The town is where you’ll find most of the tourists in the area. The weather was spectacular and the streets were heaving with camera wielding visitors, those seeking a comfortable picnic spot in the Jardins de l’Europe, and more active types peddle boating or kayaking on the water. We wandered and had another delightful cheese-filled lunch before deciding that as charming as it was, we preferred our smaller town on the other side of the lake.
Gorges du Fier
Not far from Annecy is a stunning gorge with footbridges winding through the rock, 24 meters above the rushing water. Thousands of years ago, the glacial melting that would give us Lake Annecy, also contributed to the Fier River. Over about 20,000 years, the water eroded the rock to create the amazing gorge we explored. Construction of the footbridge began way back in 1868 and was completed only a year later.
Inside the gorge, the rushing water dominates all other sounds. Fine moss and small plants grow along the rock and water trickles down from the forest above, glittering as it passes through the last rays of direct sunlight before falling to the gorge below.

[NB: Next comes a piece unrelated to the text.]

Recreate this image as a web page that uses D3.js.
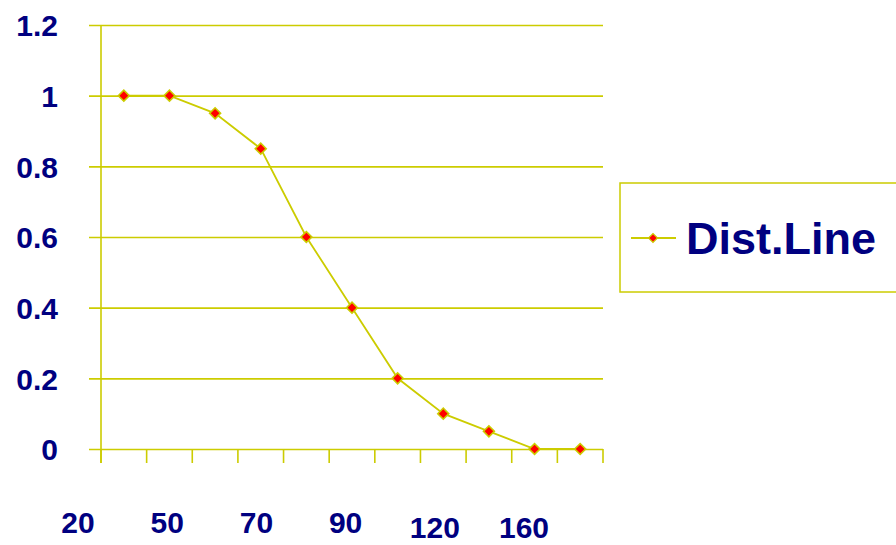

In the last hours of our weekend away, we sought even more relaxation by driving to Saint-Jorioz. We sat at the Ponton de l’Embarcadère, that offered panoramic views of the lake, and dipped our feet into the refreshing waters. The area was very quiet, with a few families some distance away and a man soaking up the sun on a towel with his two dogs. It was an idyllic and incredible way to wrap up what was a magnificent weekend.
After our whirlwind tours of cities, these longer more relaxing experiences are a welcome relief. Lake Annecy is a wonder that can truly leave you breathless. The food is great (provided you like, and can, eat cheese!), the people are warm and welcoming, and the surroundings bring you a very pure kind of joy. Add it to your list if you haven’t already!